Surgeon General Vivek Murthy, in an interview Tuesday with CNN’s Brianna Keilar, also said it may be “possible” to see these vaccines approved before the end of the year.

“Until then, Brianna, there is something really important we can do to protect our children and that’s to make sure that the people around them are vaccinated,” he said.

Despite this timeline optimism, the director of the National Institutes of Health, Francis Collins, suggested in an interview with NPR also Tuesday anything earlier than the end of this year would be pushing it.

“Pfizer thinks that maybe by the end of September they’ll be ready to send in their trial data (to the FDA) and then the FDA will have to review it. I’ve got to be honest, I don’t see the approval for kids 5 to 11 coming much before the end of 2021,” he said.
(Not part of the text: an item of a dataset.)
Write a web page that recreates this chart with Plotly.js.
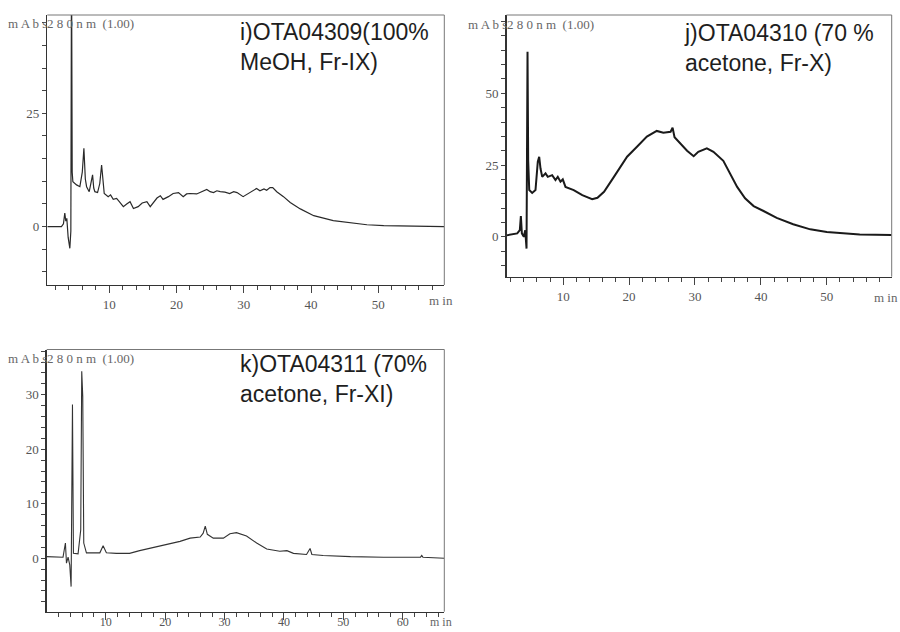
<!DOCTYPE html>
<html>
<head>
<meta charset="utf-8">
<script src="https://cdn.plot.ly/plotly-3.0.1.min.js"></script>
<style>
  html, body { margin: 0; padding: 0; background: #ffffff; }
  #chart { width: 900px; height: 632px; }
</style>
</head>
<body>
<div id="chart"></div>
<script>
// ---- Data (retention time in min, absorbance in mAbs at 280 nm) ----
const iTime = [0.8, 2.9, 3.2, 3.4, 3.55, 3.7, 3.9, 4.15, 4.3, 4.4, 4.5, 4.6, 5.15, 5.64, 6.0, 6.24, 6.45, 6.64, 7.03, 7.3, 7.53, 7.7, 7.87, 8.27, 8.6, 8.87, 9.1, 9.26, 9.85, 10.2, 10.6, 11.1, 11.5, 12.1, 12.6, 13.1, 13.6, 14.3, 14.9, 15.6, 16.1, 16.6, 17.1, 17.6, 18.0, 18.8, 19.5, 20.3, 21.0, 21.5, 22.0, 23.0, 23.8, 24.5, 25.0, 25.5, 26.0, 26.5, 27.2, 27.9, 28.5, 29.0, 29.9, 30.6, 31.4, 31.9, 32.4, 33.0, 33.4, 33.9, 34.3, 34.9, 35.9, 36.9, 38.4, 40.4, 43.3, 45.8, 48.3, 50.8, 55.7, 59.8];
const iAbs  = [0, 0, 0.6, 3.0, 1.2, 1.8, -2.4, -4.8, -1, 60, 12, 9.9, 9.2, 8.8, 12, 17.3, 10.5, 8.8, 7.7, 9.5, 11.4, 8.5, 7.7, 7.5, 9.5, 13.6, 9.0, 7.3, 6.6, 7.0, 6.0, 6.2, 5.5, 4.4, 5.0, 5.5, 4.0, 4.4, 5.2, 5.5, 4.4, 5.4, 6.3, 6.8, 6.0, 6.6, 7.3, 7.5, 6.6, 7.2, 7.3, 7.2, 7.8, 8.2, 7.7, 7.5, 7.9, 7.7, 7.6, 7.3, 7.7, 7.5, 6.6, 7.2, 8.0, 8.4, 7.9, 8.3, 8.0, 8.6, 8.6, 7.7, 6.6, 5.3, 3.9, 2.4, 1.3, 0.8, 0.4, 0.2, 0.1, 0];

const jTime = [1.4, 3.03, 3.42, 3.58, 3.73, 4.03, 4.24, 4.44, 4.59, 4.69, 4.85, 5.3, 5.8, 6.15, 6.36, 6.56, 6.82, 7.32, 7.67, 8.33, 8.83, 9.18, 9.59, 9.94, 10.35, 11.6, 12.9, 14.4, 15.2, 16.2, 17.7, 19.7, 21.2, 22.7, 24.2, 25.2, 26.3, 26.6, 26.9, 27.8, 28.8, 29.8, 30.5, 31.8, 32.8, 34.3, 35.3, 36.4, 37.6, 38.9, 40.4, 42.4, 44.9, 47.5, 50.0, 52.5, 55.0, 59.85];
const jAbs  = [0.5, 1.2, 2.3, 7.2, 1.2, 0, 2.3, -4.1, 64.5, 26.7, 16.3, 15.3, 16.3, 26.2, 27.9, 23.8, 20.9, 22.1, 20.9, 21.5, 19.8, 20.9, 19.2, 20.0, 17.4, 16.3, 14.5, 13.1, 13.6, 15.7, 20.9, 27.9, 31.4, 34.9, 36.9, 36.3, 36.6, 38.0, 34.7, 32.3, 30.0, 28.1, 29.6, 30.8, 29.6, 26.5, 22.1, 17.4, 13.4, 10.7, 9.0, 6.6, 4.4, 2.6, 1.7, 1.2, 0.8, 0.6];

const kTime = [0, 2.8, 3.2, 3.38, 3.65, 3.93, 4.16, 4.39, 4.55, 5.33, 5.78, 5.95, 6.12, 6.29, 6.74, 9.0, 9.55, 10.1, 11.8, 14.0, 15.7, 18.0, 20.2, 22.5, 24.2, 25.9, 26.4, 26.75, 27.1, 28.1, 29.8, 30.9, 32.0, 33.7, 35.4, 37.1, 39.3, 40.5, 41.6, 43.8, 44.4, 44.7, 46.6, 51.2, 56.8, 63.0, 63.2, 63.4, 67];
const kAbs  = [0.3, 0.2, 2.8, -0.9, 0.2, -1.2, -5.2, 28.2, 0.9, 0.8, 5.2, 34.3, 29.7, 2.8, 1.0, 1.0, 2.3, 1.0, 0.9, 0.9, 1.4, 2.0, 2.6, 3.1, 3.7, 3.9, 4.6, 5.9, 4.4, 3.7, 3.7, 4.5, 4.7, 4.1, 2.8, 1.7, 1.3, 1.4, 0.9, 0.7, 1.8, 0.7, 0.5, 0.3, 0.2, 0.2, 0.5, 0.2, 0];

// tick steps (labelled) and minor tick steps
const iYStep = 25, jYStep = 25, kYStep = 10, xStep = 10;
const iYMinor = 5, jYMinor = 5, kYMinor = 2, xMinor = 2;

const panelTitles = [
  "i)OTA04309(100%<br>MeOH, Fr-IX)",
  "j)OTA04310 (70 %<br>acetone, Fr-X)",
  "k)OTA04311 (70%<br>acetone, Fr-XI)"
];
const headerUnit = "m A b s";
const headerWave = "2 8 0 n m  (1.00)";
const timeUnit = "m in";

// ---- Styling ----
const W = 900, H = 632;
const px = v => v / W;
const py = v => 1 - v / H;
const tickFont = { family: "Liberation Serif, serif", size: 13, color: "#555" };
const axisCommon = {
  showline: true, linecolor: "#333", linewidth: 1.4,
  showgrid: false, zeroline: false,
  ticks: "outside", tickcolor: "#444", tickwidth: 1,
  tickfont: tickFont, fixedrange: true, tickmode: "linear", tick0: 0
};
function xAxis(domain, anchor, range, standoff, fontSize) {
  return Object.assign({}, axisCommon, {
    domain, anchor, range, dtick: xStep, ticklen: 7, ticklabelstandoff: standoff,
    tickfont: Object.assign({}, tickFont, { size: fontSize }),
    minor: { tickmode: "linear", tick0: 0, dtick: xMinor, ticks: "outside", ticklen: 4, tickcolor: "#444", tickwidth: 1, showgrid: false }
  });
}
function yAxis(domain, anchor, range, step, minorStep, alias) {
  return Object.assign({}, axisCommon, {
    domain, anchor, range, dtick: step, ticklen: 4, labelalias: alias || {},
    minor: { tickmode: "linear", tick0: 0, dtick: minorStep, ticks: "outside", ticklen: 4, tickcolor: "#444", tickwidth: 1, showgrid: false }
  });
}

const traces = [
  { x: iTime, y: iAbs, xaxis: "x", yaxis: "y", type: "scatter", mode: "lines",
    line: { color: "#2a2a2a", width: 1.2 }, hoverinfo: "skip" },
  { x: jTime, y: jAbs, xaxis: "x2", yaxis: "y2", type: "scatter", mode: "lines",
    line: { color: "#1a1a1a", width: 2 }, hoverinfo: "skip" },
  { x: kTime, y: kAbs, xaxis: "x3", yaxis: "y3", type: "scatter", mode: "lines",
    line: { color: "#333", width: 1.1 }, hoverinfo: "skip" }
];

const dom = {
  i: { x: [px(47.3), px(444.3)], y: [py(285), py(15)] },
  j: { x: [px(506.5), px(891.7)], y: [py(276.7), py(15)] },
  k: { x: [px(46.7), px(444.3)], y: [py(611.7), py(349.5)] }
};

const titleFont = { family: "Liberation Sans, Arial, sans-serif", size: 23, color: "#1e1e1e" };
const headFont = { family: "Liberation Serif, serif", size: 13, color: "#666" };

function frameShapes(xr, yr) {
  return [
    { type: "line", xref: xr + " domain", yref: yr + " domain", x0: 0, x1: 1, y0: 1, y1: 1, line: { color: "#777", width: 1 } },
    { type: "line", xref: xr + " domain", yref: yr + " domain", x0: 1, x1: 1, y0: 0, y1: 1, line: { color: "#777", width: 1 } }
  ];
}

const annotations = [
  { text: panelTitles[0], xref: "paper", yref: "paper", x: px(238), y: py(47.5), xanchor: "left", yanchor: "middle", align: "left", showarrow: false, font: titleFont },
  { text: panelTitles[1], xref: "paper", yref: "paper", x: px(682), y: py(48.5), xanchor: "left", yanchor: "middle", align: "left", showarrow: false, font: titleFont },
  { text: panelTitles[2], xref: "paper", yref: "paper", x: px(238), y: py(379), xanchor: "left", yanchor: "middle", align: "left", showarrow: false, font: titleFont },
  // headers
  { text: headerUnit, xref: "paper", yref: "paper", x: px(49), y: py(24), xanchor: "right", yanchor: "middle", showarrow: false, font: headFont },
  { text: headerWave, xref: "paper", yref: "paper", x: px(45), y: py(24), xanchor: "left", yanchor: "middle", showarrow: false, font: headFont },
  { text: headerUnit, xref: "paper", yref: "paper", x: px(509), y: py(25), xanchor: "right", yanchor: "middle", showarrow: false, font: headFont },
  { text: headerWave, xref: "paper", yref: "paper", x: px(505), y: py(25), xanchor: "left", yanchor: "middle", showarrow: false, font: headFont },
  { text: headerUnit, xref: "paper", yref: "paper", x: px(49), y: py(358), xanchor: "right", yanchor: "middle", showarrow: false, font: headFont },
  { text: headerWave, xref: "paper", yref: "paper", x: px(45), y: py(358), xanchor: "left", yanchor: "middle", showarrow: false, font: headFont },
  // min labels
  { text: timeUnit, xref: "paper", yref: "paper", x: px(441), y: py(300), xanchor: "center", yanchor: "middle", showarrow: false, font: headFont },
  { text: timeUnit, xref: "paper", yref: "paper", x: px(886), y: py(297), xanchor: "center", yanchor: "middle", showarrow: false, font: headFont },
  { text: timeUnit, xref: "paper", yref: "paper", x: px(441), y: py(622), xanchor: "center", yanchor: "middle", showarrow: false, font: Object.assign({}, headFont, { size: 12 }) }
];

const layout = {
  width: W, height: H,
  margin: { l: 0, r: 0, t: 0, b: 0 },
  paper_bgcolor: "#ffffff", plot_bgcolor: "rgba(0,0,0,0)",
  showlegend: false,
  xaxis: xAxis(dom.i.x, "y", [0.8, 59.8], 0, 13),
  yaxis: yAxis(dom.i.y, "x", [-12.9, 46.7], iYStep, iYMinor),
  xaxis2: xAxis(dom.j.x, "y2", [1.4, 59.85], 0, 13),
  yaxis2: yAxis(dom.j.y, "x2", [-13.9, 77.3], jYStep, jYMinor, { "75": " " }),
  xaxis3: xAxis(dom.k.x, "y3", [0.05, 67], -9, 12),
  yaxis3: yAxis(dom.k.y, "x3", [-9.8, 38.3], kYStep, kYMinor),
  shapes: [].concat(frameShapes("x", "y"), frameShapes("x2", "y2"), frameShapes("x3", "y3")),
  annotations: annotations
};

Plotly.newPlot("chart", traces, layout, { staticPlot: true, displayModeBar: false });
</script>
</body>
</html>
Pfizer and BioNTech submitted its coronavirus vaccine to the FDA for emergency use authorization on Nov. 20, 2020, and the request was approved on Dec. 11. Roughly five months later, on May 10, the FDA expanded the emergency use authorization to include those age 12 through 15.

These approvals followed clinical studies determining that the vaccine’s known and potential benefits clearly outweighed its known and potential risks. The vaccine was fully approved by the FDA on Monday for those age 16 and older and as of Tuesday remains available for emergency use for those age 12 to 15.

The speculative timelines by Fauci and Collins follow a new report from the American Academy of Pediatrics and the Children’s Hospital Association finding that new cases of COVID-19 in children have increased fourfold over the past month ― rising from around 38,000 cases at the end of July to roughly 180,000 as of last Thursday.

Child hospitalizations and deaths from the virus remain relatively low, according to data collected from 23 states and New York City. Among those states reporting, 0.2% to 1.9% of pediatric COVID-19 cases resulted in hospitalization and .03% or less resulted in death.